Sucker Punch: after being checked into the world’s worst foster home Baby Doll must gyrate for her life, and has some super-crazy dreams to keep her mind off of the job. This is surely the single-biggest attempt to tick every single nerdy niche box: schoolgirls, robots, dragons, ninjas, goblins, WWI, Steampunk, noir, hosiery, vintage undies, pigtails, swords, the future, nazis, girls with guns, manga-influence, lesbian undertones… if geeks like it, it’s in here somewhere! As with previous outings Sucker Punch is very well directed, and a visual orgy-feast. However, this verges into over-direction, and over stylisation, which makes some scenes feel like a music video (with over-emphasised music), and others like a Victoria’s Secret advert (with an over-emphasis of lingerie). The dream sequences in particular look amazing, and are topped off with great fight/action choreography; unfortunately the asylum/caberet aspect gets tedious by the end. Sucker Punch May not be perfect but given the quality of Watchmen and 300 blu rays, I’ll be treating myself to this down the line – despite the pretty bleak colouring. Sucker Punch was a ballsy film to make, but it reasserts that Snyder is to pariah geek culture what Tarantino is to retro-cool.
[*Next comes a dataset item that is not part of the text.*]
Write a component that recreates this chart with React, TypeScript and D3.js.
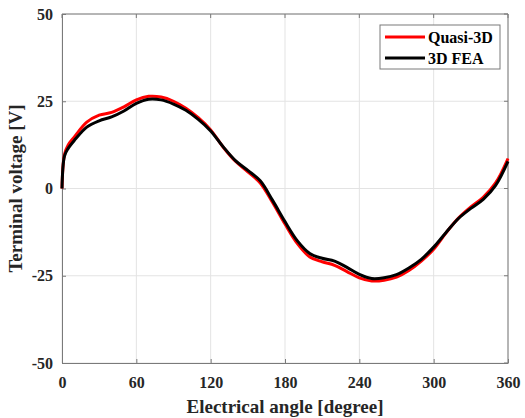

Faster: Dwayne “The Rock” Johnson, an insane gun and a fast muscle car are out to avenge his dead brother ten years after a failed heist. Despite everything about this film looking awesome, it’s totally pants. For a stripped down revenge film there’s almost no action and only a handful of kills. Dwayne almost goes full retard, with no expressions and about two pages worth of lines in total. Then there’s the wholly unnecessary assassin side-story that serves absolutely no purpose but to beef the film up – and has no payoff. Billy Bob turns up and does his thing; nobody else leaves a mark. Also, for an R-Rated revenge film with an action star, massive guns and fast cars there’s no boobs… genre fail! The two-minute Red Band trailer honestly has the whole story – and all the best bits. If you can’t tell by now, Faster is a waste of everyone’s time and money, that’s been done about a million times, and far better.